‘We are suffering with our families’
Retired policemen in Cross River groan over non-payment of pension and gratuity
LOOKING frail and hungry, Udo Akpan, a 69-year- old retired Deputy Superintendent of Police and his colleagues sauntered into the small hall to pour out their frustrations.
Apparently the once-agile and brave retired police officer, who left service in 2006 with five children, was tired and frustrated of life. He looks many years older than his age.
His case is pathetic and probably it is the same story all over the country for some retired policemen as he said, “many of us have died and the big men are enjoying. President Muhammadu Buhari should please look into our matter. There must be a change. I believe somebody somewhere is frustrating us. My question is why is it that since I retired, no gratuity no pension, how does the federal government want me to look after my children, how do I live to continue to take care of my family?”

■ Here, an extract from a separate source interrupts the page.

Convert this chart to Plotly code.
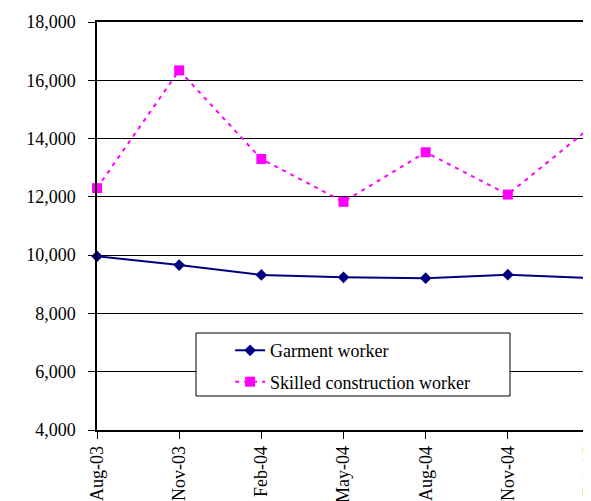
import plotly.graph_objects as go

# Monthly wages by worker type
months = ['Aug-03', 'Nov-03', 'Feb-04', 'May-04', 'Aug-04', 'Nov-04', 'Feb-05']
garment = [9960, 9660, 9320, 9240, 9210, 9330, 9210]
construction = [12300, 16340, 13300, 11830, 13530, 12080, 14370]

y_ticks = [4000, 6000, 8000, 10000, 12000, 14000, 16000, 18000]
y_labels = ['4,000', '6,000', '8,000', '10,000', '12,000', '14,000', '16,000', '18,000']

FONT = 'Liberation Serif, Times New Roman, serif'

fig = go.Figure()
fig.add_trace(go.Scatter(
    x=months, y=garment, name='Garment worker', mode='lines+markers',
    legendgroup='g1',
    line=dict(color='#000080', width=2),
    marker=dict(symbol='diamond', size=9, color='#000080'),
    cliponaxis=False,
))
fig.add_trace(go.Scatter(
    x=months, y=construction, name='Skilled construction worker', mode='lines+markers',
    legendgroup='g2',
    line=dict(color='#FF00FF', width=2, dash='4px,5px'),
    marker=dict(symbol='square', size=10, color='#FF00FF'),
    cliponaxis=False,
))

# legend frame drawn as a shape so it can be wider than the text
fig.add_shape(type='rect', xref='paper', yref='paper',
              x0=0.2008, x1=0.8377, y0=0.0833, y1=0.2377,
              fillcolor='white', line=dict(color='black', width=1), layer='above')

# page body adds an 8px offset, so margins are trimmed to keep the plot box in place
fig.update_layout(
    width=591, height=501,
    margin=dict(l=89, r=9, t=14, b=79, autoexpand=False),
    paper_bgcolor='white', plot_bgcolor='white',
    font=dict(family=FONT, size=18, color='black'),
    showlegend=True,
    legend=dict(
        x=0.27, y=0.24, xanchor='left', yanchor='top',
        bgcolor='rgba(0,0,0,0)', borderwidth=0,
        traceorder='grouped', tracegroupgap=5,
        font=dict(family=FONT, size=18, color='black'),
    ),
)
fig.update_xaxes(
    type='category', range=[0, 6], automargin=False,
    tickangle=-90, ticks='outside', ticklen=7, tickcolor='black',
    showline=True, linecolor='black', linewidth=1.5, mirror=True,
    showgrid=False, zeroline=False,
    tickfont=dict(family=FONT, size=18, color='black'),
)
fig.update_yaxes(
    range=[4000, 18000], tickvals=y_ticks, ticktext=y_labels, automargin=False,
    ticks='outside', ticklen=7, tickcolor='black', ticklabelstandoff=9,
    showline=True, linecolor='black', linewidth=1.5, mirror=True,
    showgrid=True, gridcolor='black', gridwidth=1, zeroline=False,
    tickfont=dict(family=FONT, size=18, color='black'),
)

fig.write_html('out.html')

Akpan’s tired legs could hardly carry him as he sat down to speak on behalf of many of his colleagues suffering the same challenge. “I retired in 2006 as DSP. I have suffered a stroke and by the grace of God I survived”, Akpan said as he narrated their sad story.
“Since I retired in 2006, no gratuity no pension. All my children are grounded. The one that graduated from the University of Calabar, he cannot collect the certificate because of unpaid fees. Another one has finished Polytechnic education and the others in secondary school have dropped out. As I am talking now, since morning, I have not tasted even water.”
Akpan who hails from Ikonno Local Council of Akwa Ibom State, said: “Now I am just squatting in a small place by the staircase in the police quarters at Otop Abasi because I have no place to go to. My wife and all my children are squatting there with me.”
Ironically, Akpan has been verified many times yet with no result and “the Police after the last verification, said that would be the last but up till now we have not seen them. They came from Abuja under the name of Presidential Taskforce on Verification and Payment of Retired Policemen. Now they are asking us to go and do bank verification otherwise we will not be paid, I have done that and there has been no payment” he complained.
He further revealed: “We are about 30 in number. When I went for verification that day, I was thinking that I was the only one in this condition, but was shocked to see many of my retired colleagues suffering to do verification that never ends and payment that will not follow. That day we were about 30 that did the verification at the Police Officers Mess along Moore road, Calabar. I have gone to Abuja many times and come back, nothing.”
Inspector Bassey Ejom, AP Number 67815, who also retired in 2006 after serving last at the Divisional Police Headquarters in Aboh, Delta State also said: “We have gone to Lagos and Abuja several times, yet nothing has happened. They have come for verification and we keep waiting and waiting.”
In his 34th year of service, Ejom, who survived robbery attacks twice and had to retire to take care of his six children, now drives a bus with a loan he got from his sister to take care of his family.
He said: “Up till now I couldn’t pay back the loan and my sister got sick and died. Police kept on telling us they are coming. January this year they came for verification and said this is the final verification before we get our money but nothing has happened so far. One officer in Ekori, Yakurr Local Council, DSP James Iyamba, who last served in Asokoro Division, Asaba in Delta State retired in 2006, had stroke and died in 2013 and could not enjoy his retirement benefit as he wished.”
Yet another retiree, Sgt. Ajah Ekpang, F/No: 88750, who retired February 1, 2006 broke down in tears as he tried to speak. “My condition is bad, I cannot talk. My tears are enough to tell the story. We are suffering as you can see”, he lamented.
Commenting on the condition of the unpaid retired officers, the Chairman, Association of Retired Police Officers of Nigeria (ARPON) in the state, Deputy Commissioner of Police (DCP) Bassey Inyang (Rtd) confirmed that some retirees have not been paid.
“You know as it is now we have the old pension scheme before the new pension scheme came by virtue of pension Act 2004 and it took effect in 2007. Myself and others belong to PENCOMs. But the bulk of the people belong to the old scheme called PETAD (Pension Transition Administration Department)”, he said.
“I am aware that Federal Government sent the PETAD people here for verification before the elections because they do verification from time to time in the old scheme. In the new scheme we do not do verification because we have pension fund administrators that manage our pension, so we have direct contact with them.”
Explaining that many of the have not been paid because federal government has not released money, he said, “when money is appropriated the presidential taskforce will now pay them.”
On the other hand, Inyang said, “some of them may not have gotten their papers complete. Before they pay anybody, they have to come for assessment and you have to bring your letter of appointment, letter of retirement, salary slip and others, then they compute it together and give you Federal Government Bond before they proceed to pay. I am aware that there may be reasons why they were not paid when their mates were paid and it lingered on.”